Если книга продается большими тиражами, значит, она что-то в людях затрагивает. 1954 год – это был пик того периода, когда очень широкая публика узнавала себя в книгах Сартра и Камю. А ведь много позже после выхода «Здравствуй, грусть» кто-то (Жан-Пьер Фэй) сказал: «Роман абсурда был вульгаризирован сагановской версией».
Абсурдность жизни не дожидалась ни Сартра, ни Камю (ни меня), чтобы войти в роман. И дураки тоже не дожидались нашего века, чтобы отпускать такого рода комментарии.
Вы действительно сознавали тогда, что стали писателем? Что вы думали? Что делали?

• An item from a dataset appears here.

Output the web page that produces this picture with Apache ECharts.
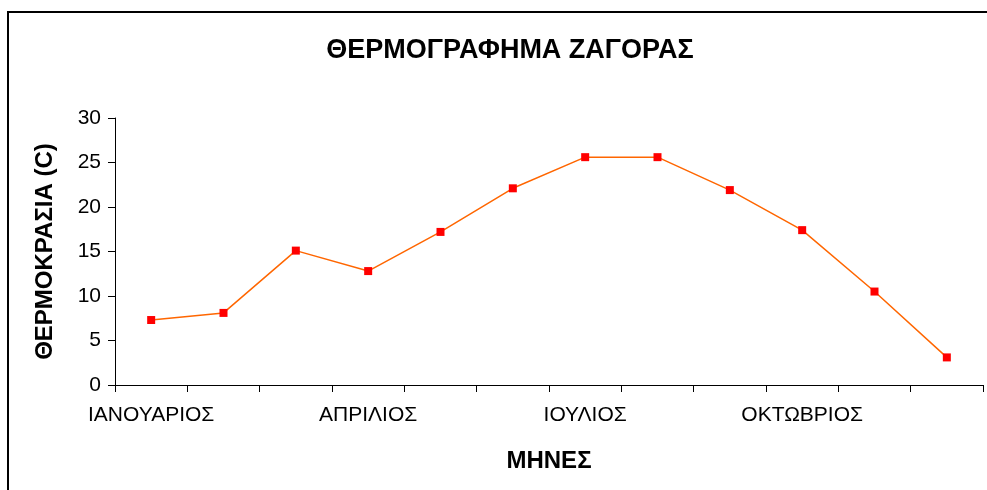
<!DOCTYPE html>
<html>
<head>
<meta charset="utf-8">
<script src="https://cdn.jsdelivr.net/npm/echarts@6/dist/echarts.min.js"></script>
<style>
  html, body { margin: 0; padding: 0; background: #fff; }
  #chart { width: 987px; height: 490px; }
</style>
</head>
<body>
<div id="chart"></div>
<script>
const months = ['ΙΑΝΟΥΑΡΙΟΣ', 'ΦΕΒΡΟΥΑΡΙΟΣ', 'ΜΑΡΤΙΟΣ', 'ΑΠΡΙΛΙΟΣ', 'ΜΑΙΟΣ', 'ΙΟΥΝΙΟΣ',
  'ΙΟΥΛΙΟΣ', 'ΑΥΓΟΥΣΤΟΣ', 'ΣΕΠΤΕΜΒΡΙΟΣ', 'ΟΚΤΩΒΡΙΟΣ', 'ΝΟΕΜΒΡΙΟΣ', 'ΔΕΚΕΜΒΡΙΟΣ']
const temps = [7.3, 8.1, 15.1, 12.8, 17.2, 22.1, 25.6, 25.6, 21.9, 17.4, 10.5, 3.1]

const chart = echarts.init(document.getElementById('chart'))
const font = "'Liberation Sans', Arial, sans-serif"

chart.setOption({
  animation: false,
  title: {
    text: 'ΘΕΡΜΟΓΡΑΦΗΜΑ ΖΑΓΟΡΑΣ',
    left: 505,
    textAlign: 'center',
    top: 32,
    textStyle: { fontFamily: font, fontSize: 27, fontWeight: 'bold', color: '#000' },
  },
  graphic: [
    {
      type: 'polyline',
      shape: { points: [[8, 495], [8, 12], [995, 12]] },
      style: { stroke: '#000', lineWidth: 2, fill: null },
    },
  ],
  grid: { left: 115, right: 4, top: 118, bottom: 105 },
  xAxis: {
    type: 'category',
    data: months,
    name: 'ΜΗΝΕΣ',
    nameLocation: 'middle',
    nameGap: 64,
    nameTextStyle: { fontFamily: font, fontSize: 24, fontWeight: 'bold', color: '#000' },
    axisLine: { lineStyle: { color: '#000', width: 1 } },
    axisTick: { show: true, interval: 0, length: 7, lineStyle: { color: '#000', width: 1 } },
    axisLabel: { interval: 2, color: '#000', fontFamily: font, fontSize: 21, margin: 20 },
    splitLine: { show: false },
  },
  yAxis: {
    type: 'value',
    min: 0,
    max: 30,
    interval: 5,
    name: 'ΘΕΡΜΟΚΡΑΣΙΑ (C)',
    nameLocation: 'middle',
    nameRotate: 90,
    nameGap: 58,
    nameTextStyle: { fontFamily: font, fontSize: 24, fontWeight: 'bold', color: '#000' },
    axisLine: { show: true, lineStyle: { color: '#000', width: 1 } },
    axisTick: { show: true, length: 7, lineStyle: { color: '#000' } },
    axisLabel: { color: '#000', fontFamily: font, fontSize: 21, margin: 14 },
    splitLine: { show: false },
  },
  series: [
    {
      type: 'line',
      data: temps,
      symbol: 'rect',
      symbolSize: 8,
      itemStyle: { color: '#ff0000' },
      lineStyle: { color: '#ff6600', width: 1.5 },
    },
  ],
})
</script>
</body>
</html>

Я всегда думала, что стала писателем, но перед этим успехом, этим феноменом снежного кома, пестрого и жуткого, я была бессильна. Мне оставалось только пригнуться и ждать, когда это пройдет… Поначалу я от этого страдала, ведь кому понравится, когда на него показывают пальцем, словно на вещь?… Хочется быть как все… Меня выставили на всеобщее обозрение… Что мне было особенно неприятно – не критика, не отклики, а эта манера говорить обо мне как о вещи. Когда я получила Премию критиков, у меня случился миг прозрения (среди всех этих людей, толпившихся вокруг меня, этих фотографов, этого нагнетания безумия), я вдруг сказала себе: «Смотри-ка, вот это и называется слава». Один только миг сияло для меня так называемое солнце славы. После него затянули облака, но в тот миг я сказала себе: «Смотри-ка, это и есть слава». И, как ни странно, большой радости не испытывала; я уже знала, что слава – это вопросы и ответы и необходимость лукавить и юлить. Я встретилась с этим слишком рано. В восемнадцать лет и на 188 страницах… Я чувствовала себя почти виноватой и в то же время абсолютно безответственной. Моя слава была как взрыв.
И родилась легенда…
Я стала товаром, вещью: феномен Саган, миф Саган… и мне было стыдно. Я входила в рестораны, опустив голову; когда меня узнавали, шарахалась. Хочется же, чтобы вас считали нормальным человеком и нормально с вами разговаривали, а не спрашивали без конца, любите ли вы лапшу и тому подобные банальности. Быть неинтересной темой неинтересной истории – это угнетает. Я стала пленницей персонажа. И никакой возможности бежать из плена. На всю жизнь обречена на короткие и скучные связи без изюминки с партнерами, нагрузившимися спиртным, лопочущими английские фразы, изрекающими заумные афоризмы и безмозглыми, как лабораторные цыплята… Все это из профессиональной необходимости, если можно так выразиться.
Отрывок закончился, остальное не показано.